Grey Reverend has bubbling under on and around the Ninja Tune label for a couple of years now, he popped up on the Cinematic Orchestra's last outing and that band's leader J Swinscoe has released this album on his Motion Audio imprint. The influences working on Reverend, or Larry D Brown as he was christened back in New York, would appear to include the likes of John Martyn, Bert Jansch and Nick Drake but the artist he actually cites is Elliot Smith, the late American singer/songwriter. Brown is also a friend of Jose Gonzalez and wrote the instrumental Little Jose in his honour.
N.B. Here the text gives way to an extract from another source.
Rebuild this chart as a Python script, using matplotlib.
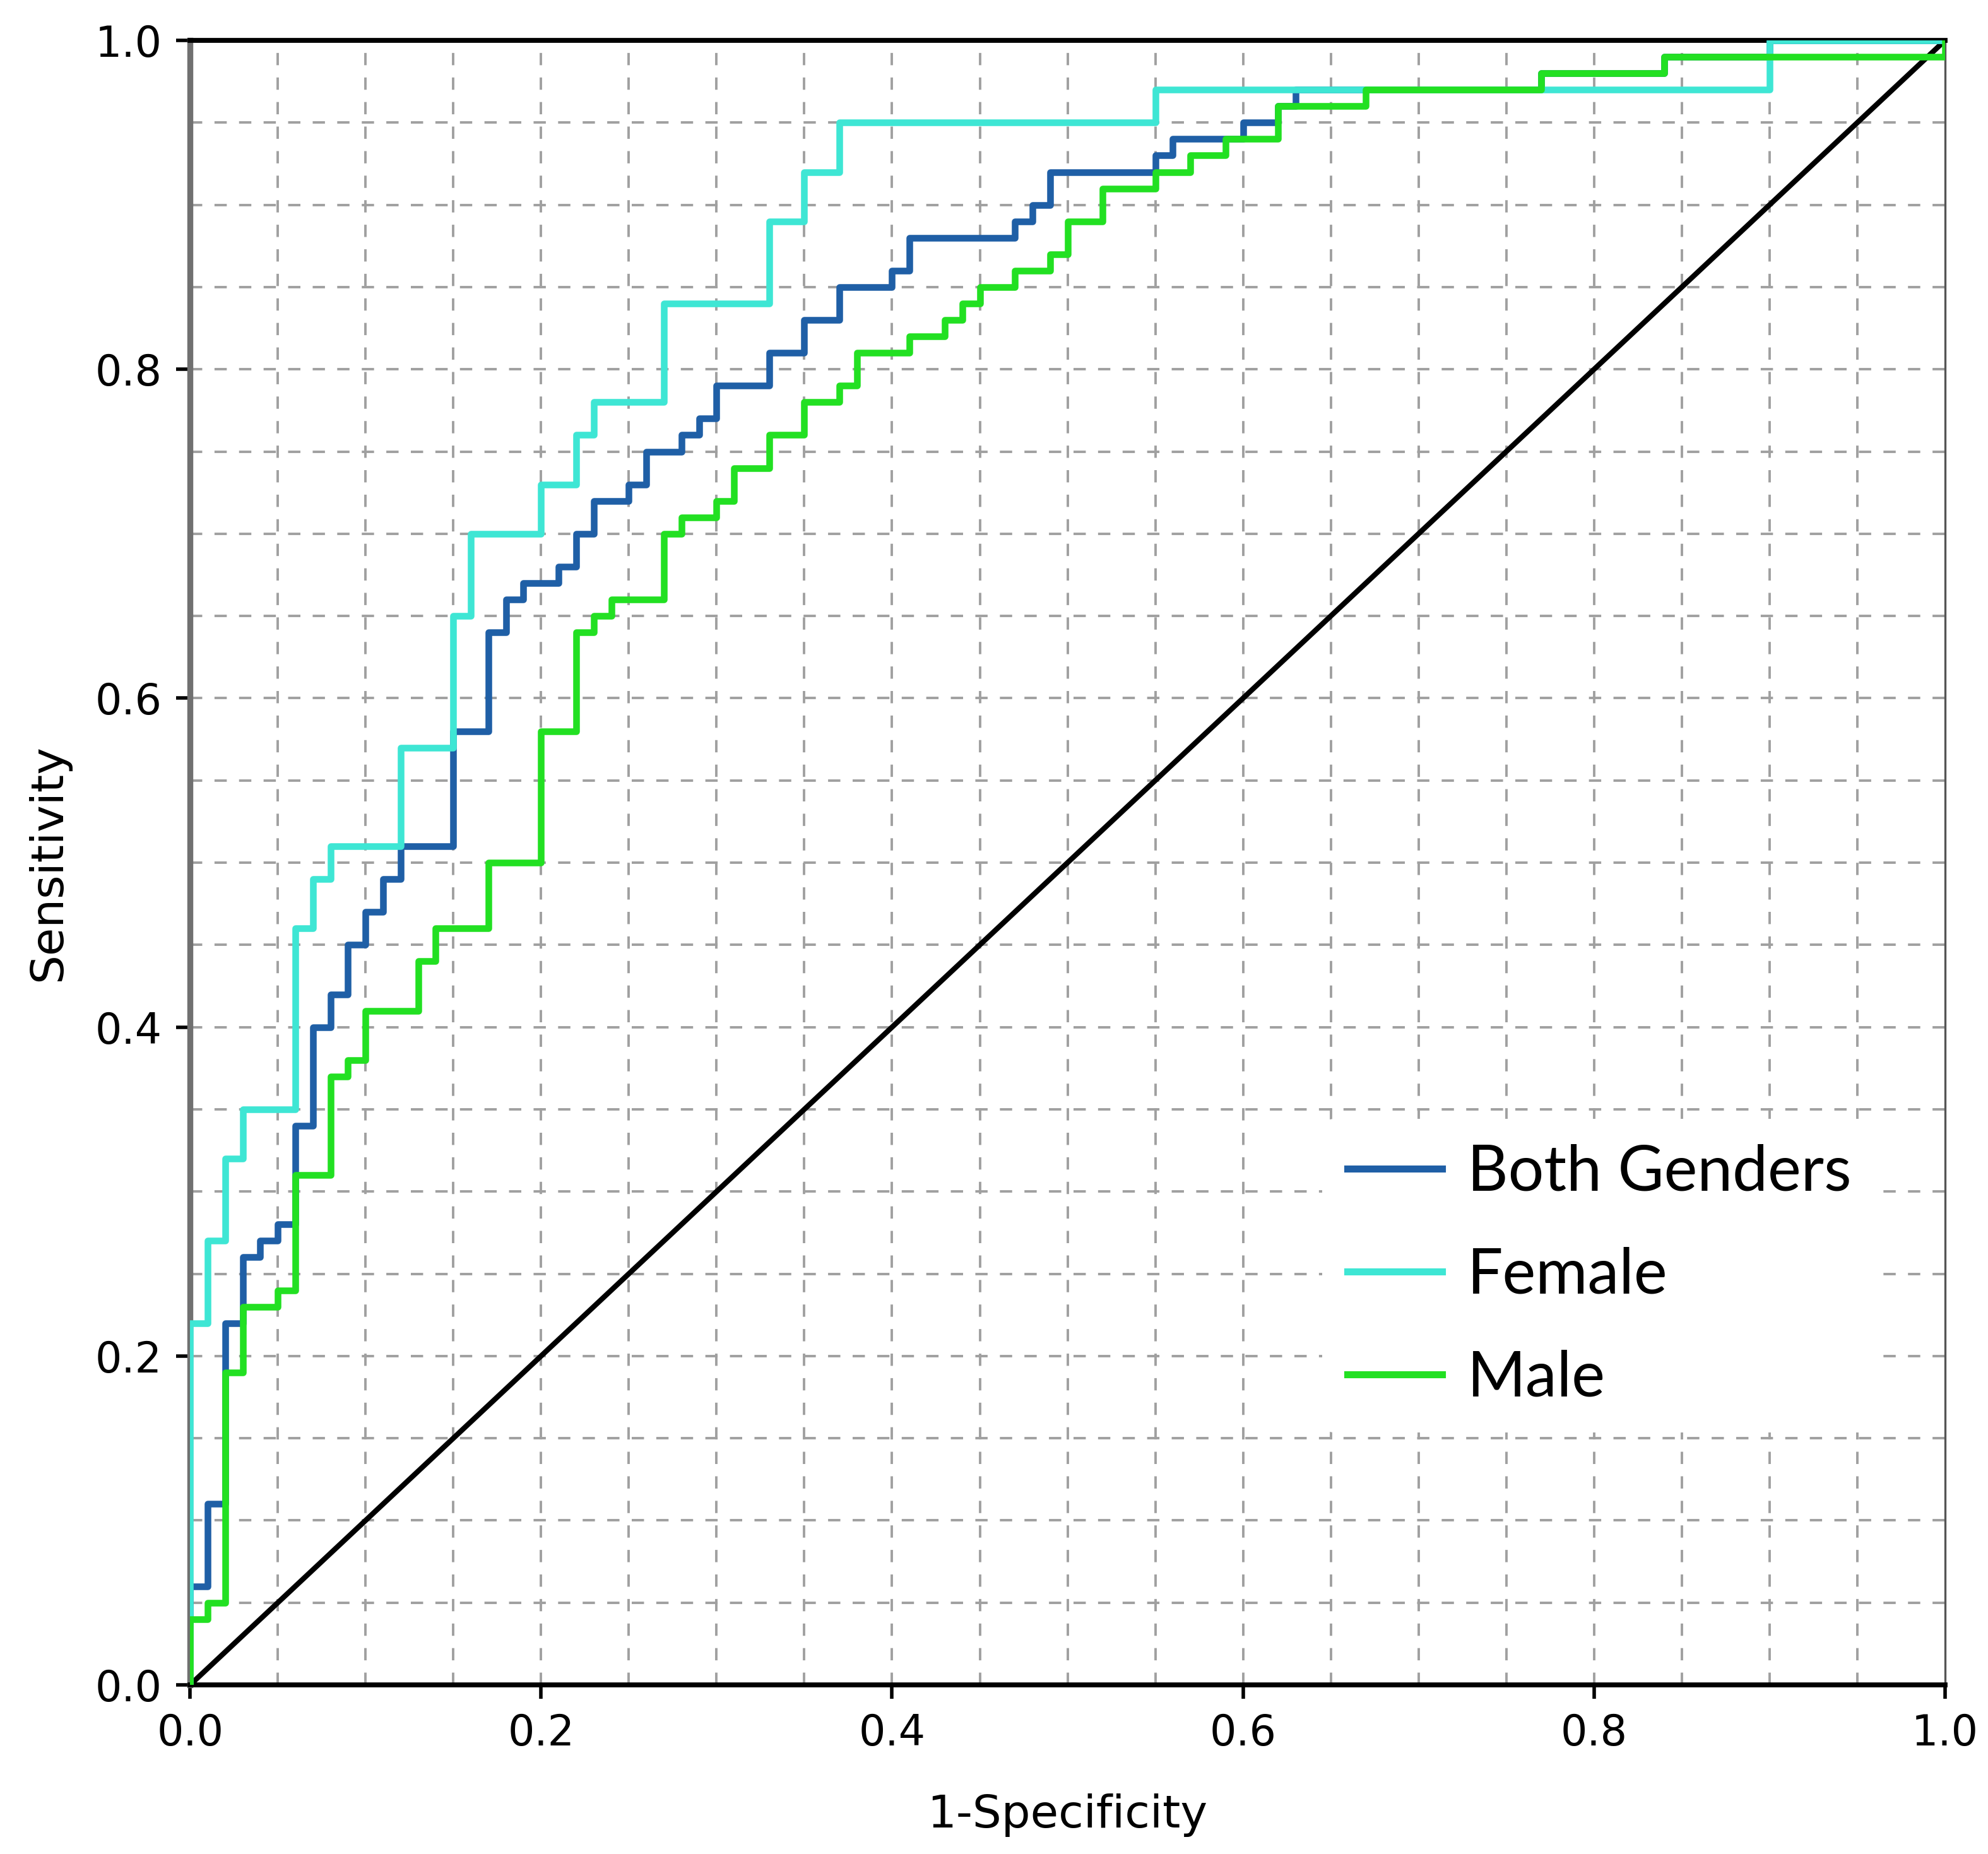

He has a pared back style, not quite just voice and guitar but often not a lot more and gets by on the quality of that voice combined with a gift for songwriting and picking skills which come together particularly well on My Hands and The Payoff, which also features Austin Peralta (who tragically passed away not long after the recording). The release notes compare Brown with Will Oldham and Ray LaMontagne as well as those mentioned above but he's rather more positive than that might suggest, not happy happy joy joy of course but there is little in the way of wallowing which makes a change.
The sound is pretty good too, open, modern but not slick. An honest record in all respects really and one that reveals the heart of a musician with empathy and compassion.


Formats also available: 
WAV download

The Beauty of Fake

26 Jun 2013
The Last Hurrah!!
rune grammofon

Another Scandiwegian gem The Last Hurrah!! is Norwegian guitarist HP Gundersen along with a cornucopia of unusual acoustic instruments played by an international ensemble of great musicians. It's floaty, light and often features vocals from Heidi Goodbye (great name) accompanied by female BVs. Infuriatingly the CD consists of a single 35 minute track. Mysteriously the artwork refers to track numbers with regard to specific musicians albeit the track names themselves are not numbered, another good reason to buy vinyl methinks. At its most interesting when the voices give way to a broad array of instruments including various guitars, drums and electric, acoustic and slide bass backed by Chinese guzheng (zither), flute, Hawaiian guitar and  Norwegian Hardanger fiddle to name a few. It's one of those albums that is too short by far, it would probably fit on a single vinyl LP although Rune Grammofon is offering double and single disc options.
I love the rich tone that the variety of instruments produces and would recommend this as an appealing bit of background music rather than something to sit down and scratch your goatee too. I'm not averse to a bit of the latter but it's good to have a palette cleanser once in a while and this is an appealingly fresh example.